YOUR INSTRUCTIONS: Reproduce, character for character, the lines below from the first through the one with "years = list(range(1977, 2017))". Leave pictures out.

DATASET SECTION:
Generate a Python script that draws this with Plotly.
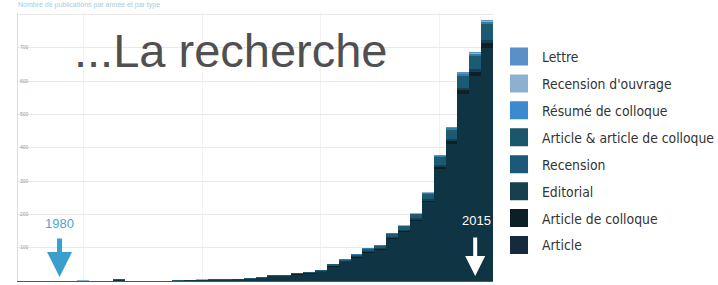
import plotly.graph_objects as go

years = list(range(1977, 2017))

article = [0, 0, 0, 0, 0, 0, 0, 0, 4, 0,
           0, 0, 0, 2, 2, 4, 4, 5, 5, 7,
           10, 15, 15, 20, 23, 28, 44, 57, 70, 86,
           94, 126, 147, 180, 236, 336, 412, 560, 615, 700]
article_colloque = [0, 0, 0, 0, 0, 0, 0, 0, 0, 0,
                    0, 0, 0, 0, 0, 0, 0, 0, 0, 0,
                    0, 0, 0, 1, 1, 1, 2, 2, 3, 3,
                    3, 4, 4, 5, 6, 8, 9, 12, 13, 15]
editorial = [0, 0, 0, 0, 0, 0, 0, 0, 0, 0,
             0, 0, 0, 0, 0, 0, 0, 0, 1, 0,
             0, 0, 0, 0, 0, 1, 1, 1, 2, 2,
             2, 3, 3, 3, 4, 5, 6, 7, 8, 9]
recension = [0, 0, 0, 0, 0, 0, 0, 0, 1, 0,
             0, 0, 0, 1, 0, 0, 1, 1, 0, 1,
             1, 2, 1, 2, 2, 2, 2, 3, 3, 4,
             4, 5, 6, 7, 9, 12, 14, 18, 20, 24]
article_et_colloque = [0, 0, 0, 0, 0, 0, 0, 0, 0, 0,
                       0, 0, 0, 0, 0, 0, 0, 0, 0, 1,
                       1, 1, 2, 1, 1, 1, 2, 2, 2, 3,
                       3, 4, 5, 6, 8, 11, 13, 17, 19, 22]
resume_colloque = [0, 0, 0, 0, 0, 0, 0, 0, 0, 0,
                   0, 0, 0, 0, 0, 0, 0, 0, 0, 0,
                   0, 0, 0, 0, 0, 0, 0, 1, 1, 1,
                   2, 2, 2, 2, 3, 4, 5, 7, 8, 9]
recension_ouvrage = [0, 0, 0, 0, 0, 3, 0, 0, 0, 0,
                     0, 0, 0, 0, 0, 2, 0, 0, 0, 0,
                     0, 0, 0, 0, 0, 0, 0, 0, 0, 0,
                     0, 0, 1, 1, 1, 1, 2, 2, 2, 2]
lettre = [0, 0, 0, 0, 0, 0, 0, 0, 0, 0,
          0, 0, 0, 0, 0, 0, 0, 0, 0, 0,
          0, 0, 0, 0, 0, 0, 0, 0, 0, 0,
          0, 0, 0, 0, 0, 1, 1, 2, 2, 2]

series = [
    ("Article", article, "#0f3444", "#15293f"),
    ("Article de colloque", article_colloque, "#0c2029", "#0d1f26"),
    ("Editorial", editorial, "#15404e", "#16404d"),
    ("Recension", recension, "#1b5a76", "#1c5877"),
    ("Article & article de colloque", article_et_colloque, "#1c5c6c", "#1c566a"),
    ("Résumé de colloque", resume_colloque, "#2f7fa8", "#3b8ad0"),
    ("Recension d'ouvrage", recension_ouvrage, "#8db2d4", "#8db0d0"),
    ("Lettre", lettre, "#5a91c9", "#5b8fc8"),
]

fig = go.Figure()
n = len(series)
for i, (name, vals, color, swatch) in enumerate(series):
    fig.add_trace(go.Bar(x=years, y=vals, name=name, legendgroup=name,
                         showlegend=False,
                         marker=dict(color=color, line=dict(width=0))))
    # legend entry with a larger square swatch
    fig.add_trace(go.Scatter(x=[None], y=[None], mode="markers", name=name,
                             legendgroup=name, legendrank=n - i,
                             marker=dict(symbol="square", size=16, color=swatch,
                                         line=dict(color=swatch, width=2))))

fig.update_layout(
    width=718, height=285,
    margin=dict(l=18, r=225, t=13, b=4),
    paper_bgcolor="white", plot_bgcolor="white",
    barmode="stack", bargap=0,
    font=dict(family="Liberation Sans, Arial, sans-serif"),
    legend=dict(
        xref="container", yref="container",
        x=496 / 718, xanchor="left", y=(285 - 41) / 285, yanchor="top",
        maxheight=400,
        traceorder="grouped", tracegroupgap=6, itemsizing="trace", itemwidth=36,
        font=dict(family="DejaVu Sans Condensed, DejaVu Sans, sans-serif",
                  size=13.8, color="#333333"),
        bgcolor="rgba(0,0,0,0)",
    ),
    xaxis=dict(range=[1976.5, 2016.5], tickvals=[1982, 1992, 2002, 2012],
               showticklabels=False, showgrid=True, gridcolor="#f2f2f2",
               showline=True, linecolor="#555555", linewidth=1,
               zeroline=False, ticks="", automargin=False),
    yaxis=dict(range=[0, 804], dtick=100, showgrid=True, gridcolor="#e9e9e9",
               showline=True, linecolor="#dddddd", zeroline=False,
               ticklabelposition="inside", ticks="", automargin=False,
               tickfont=dict(size=5, color="#999999")),
    showlegend=True,
)

fig.add_annotation(xref="paper", yref="paper", x=(72 - 18) / 475, y=(285 - 4 - 50) / 268,
                   xanchor="left", yanchor="middle", showarrow=False,
                   text="...La recherche",
                   font=dict(family="Liberation Sans, Arial, sans-serif", size=47, color="#505050"))

# 1980 marker
fig.add_annotation(x=1980, y=0, xref="x", yref="y", text="", showarrow=True,
                   ax=0, ay=-40, yshift=4, arrowhead=2, arrowsize=1, arrowwidth=5,
                   arrowcolor="#3a9fcf")
fig.add_annotation(x=1980, y=0, xref="x", yref="y", text="1980", showarrow=False,
                   yshift=58, font=dict(size=13, color="#4aa6d0"))
# 2015 marker
fig.add_annotation(x=2015, y=0, xref="x", yref="y", text="", showarrow=True,
                   ax=0, ay=-40, yshift=5, arrowhead=2, arrowsize=1, arrowwidth=4,
                   arrowcolor="#ffffff")
fig.add_annotation(x=2015.1, y=0, xref="x", yref="y", text="2015", showarrow=False,
                   yshift=61, font=dict(size=13, color="#ffffff"))

# faint title at the very top
fig.add_annotation(xref="paper", yref="paper", x=-0.005, y=(285 - 5) / 268 - 4 / 268,
                   xanchor="left", yanchor="middle", showarrow=False,
                   text="Nombre de publications par année et par type",
                   font=dict(size=7, color="#a9cbe0"))

fig.write_html("out.html", config={"displayModeBar": False},
               post_script="document.body.style.margin='0';")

RIGHT ANSWER:
Generate a Python script that draws this with Plotly.
import plotly.graph_objects as go

years = list(range(1977, 2017))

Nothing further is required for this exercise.